Peki, gerçekten yaşıyorlar mı? Sokaklarda hayatta kalmaya çalışan bu insanlar, aslında bir şeyleri ıskalayan, derin bir boşlukta yaşamaya çalışan insanlar değil mi? Maddi şeyler uğruna her şeyi kaybeden, sonunda “gerçek yaşam”ı unutmuş insanlar. Buradaki mesele, hayatta kalmanın da bir yaşam biçimi olup olmadığı.

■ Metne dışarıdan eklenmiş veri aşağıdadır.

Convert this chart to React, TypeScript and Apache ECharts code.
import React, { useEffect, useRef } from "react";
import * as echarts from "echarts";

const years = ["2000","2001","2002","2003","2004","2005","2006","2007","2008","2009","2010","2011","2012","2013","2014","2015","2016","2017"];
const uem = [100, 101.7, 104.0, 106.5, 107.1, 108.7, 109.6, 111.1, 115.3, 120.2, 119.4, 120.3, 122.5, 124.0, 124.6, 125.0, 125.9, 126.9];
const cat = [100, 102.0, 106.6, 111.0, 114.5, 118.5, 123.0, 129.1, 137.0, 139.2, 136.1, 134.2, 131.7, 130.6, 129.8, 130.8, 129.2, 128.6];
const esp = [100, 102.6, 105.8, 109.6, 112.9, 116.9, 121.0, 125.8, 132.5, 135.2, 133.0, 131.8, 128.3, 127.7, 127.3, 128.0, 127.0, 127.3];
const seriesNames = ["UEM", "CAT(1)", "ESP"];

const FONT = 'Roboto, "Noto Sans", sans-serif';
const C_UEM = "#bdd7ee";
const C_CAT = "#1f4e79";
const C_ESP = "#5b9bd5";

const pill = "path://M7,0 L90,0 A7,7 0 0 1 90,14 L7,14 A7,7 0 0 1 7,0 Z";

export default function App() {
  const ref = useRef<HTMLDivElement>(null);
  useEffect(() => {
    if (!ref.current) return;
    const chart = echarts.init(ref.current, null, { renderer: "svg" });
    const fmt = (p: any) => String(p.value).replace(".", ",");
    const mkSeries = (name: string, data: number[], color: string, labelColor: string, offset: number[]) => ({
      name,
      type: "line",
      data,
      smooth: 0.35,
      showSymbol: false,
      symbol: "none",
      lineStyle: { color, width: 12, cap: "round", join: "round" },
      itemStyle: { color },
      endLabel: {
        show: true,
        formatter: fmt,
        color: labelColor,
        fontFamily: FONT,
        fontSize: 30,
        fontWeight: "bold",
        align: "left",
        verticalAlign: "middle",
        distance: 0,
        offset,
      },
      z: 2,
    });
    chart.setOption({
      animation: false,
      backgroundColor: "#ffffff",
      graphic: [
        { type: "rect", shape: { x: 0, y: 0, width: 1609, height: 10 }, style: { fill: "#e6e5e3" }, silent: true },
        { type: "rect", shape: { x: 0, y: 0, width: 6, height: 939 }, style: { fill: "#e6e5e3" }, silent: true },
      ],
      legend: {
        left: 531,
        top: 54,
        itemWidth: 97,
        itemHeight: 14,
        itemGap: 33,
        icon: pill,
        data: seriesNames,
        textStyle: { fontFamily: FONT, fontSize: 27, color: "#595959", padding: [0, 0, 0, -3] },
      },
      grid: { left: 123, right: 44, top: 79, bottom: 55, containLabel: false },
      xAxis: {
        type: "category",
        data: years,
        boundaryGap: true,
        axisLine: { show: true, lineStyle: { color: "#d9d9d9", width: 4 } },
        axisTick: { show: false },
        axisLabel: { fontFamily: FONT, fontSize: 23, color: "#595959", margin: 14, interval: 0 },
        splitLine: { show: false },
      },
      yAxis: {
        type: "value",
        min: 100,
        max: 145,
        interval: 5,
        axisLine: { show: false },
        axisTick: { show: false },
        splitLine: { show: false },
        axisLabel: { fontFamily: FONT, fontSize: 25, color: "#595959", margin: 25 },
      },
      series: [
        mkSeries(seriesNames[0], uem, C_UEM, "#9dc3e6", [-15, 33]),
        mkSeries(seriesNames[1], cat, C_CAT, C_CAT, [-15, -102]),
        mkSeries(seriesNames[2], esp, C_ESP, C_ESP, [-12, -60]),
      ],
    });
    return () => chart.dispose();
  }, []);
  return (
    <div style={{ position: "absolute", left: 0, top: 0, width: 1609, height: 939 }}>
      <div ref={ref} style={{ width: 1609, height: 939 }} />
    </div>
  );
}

Yaşamak, yalnızca bedensel bir varoluşla mı ölçülmeli? Eğer hayatta kalmak, sürekli bir mücadele, bir koşuşturma halindeyse, o zaman insan gerçekten yaşıyor mu? Yoksa sadece varlığını sürdüren bir biyolojik varlık mıdır?
İnanç ve Yaşamın Anlamı
İnanç, burada devreye giriyor. Eğer inanıyorsanız, ölümün de bir anlamı vardır. Yaşamak, sadece dünyevi başarılarla ölçülmez. İnsanlar, ölümün varlığını kabul ederek yaşamlarını daha anlamlı bir hale getirebilirler.
Ama inanmayanlar, “Yaşamak için yaşarım” diyerek, bu dünyada sadece var olmanın peşinden giderler.
Onlar için her şey dünyevi başarı ve tüketimle sınırlıdır. Peki ama bu yaşamın gerçekten bir anlamı var mı?
İnançsız bir dünyada yaşamak, ölümden korkmak ve bu korkuyu sürekli bastırmaya çalışmak anlamına gelir.
Sonuçta ne elde edersiniz? Hızla tüketilen bir yaşam ve sonunda boşluk.
İnançsızlık, hayatın gerçek anlamını bulmanın yolunu kapatır. Çünkü bir şeyin anlamını anlamak için, ona derin bir bağ kurmak gerekir. İnanç, bir insanın hayatını sadece yüzeysel bir şekilde değil, derinlemesine yaşamasına olanak tanır.
Bu, sadece fiziksel varlık olarak hayatta kalmaktan çok daha fazlasıdır.
Yaşamı Gerçekten Yaşamak Ne Demek?
Sonuç olarak, bizler ne için yaşıyoruz? Yaşamak için mi, yoksa yaşamın anlamını bulmak için mi?
Gerçek yaşam, ne bir tüketim yarışıdır ne de her an daha fazla kazanç sağlamaya çalışan bir koşuşturma.
Yaşam, her anı anlamlı kılmakla, her anı bir fırsat olarak değerlendirmekle ilgilidir.
Eğer hayatı sadece hayatta kalmaya yönelik bir mücadele olarak görüyorsak, o zaman ne kadar kazandığımızın, ne kadar sahip olduğumuzun bir önemi yoktur. Çünkü içsel bir tatminsizlikle karşı karşıya kalırız.
Ama eğer yaşamı, manevi bir yolculuk olarak, ölümün de bir başlangıç olduğu bilinciyle yaşıyorsak, o zaman gerçek yaşamı deneyimlemiş oluruz. Çünkü gerçek yaşam, ne bir mücadele ne de bir yarış, sadece bir anlam arayışıdır.
Yaşamak, gerçek anlamını bulabilmek için, derinlemesine sorgulamak, inançlarımızla yüzleşmek ve dünyayı sadece fiziksel değil, manevi bir perspektiften görmekle ilgilidir.
Belki de sorulması gereken en önemli soru şu: “Gerçekten yaşıyor muyuz, yoksa sadece hayatta kalıyor muyuz?”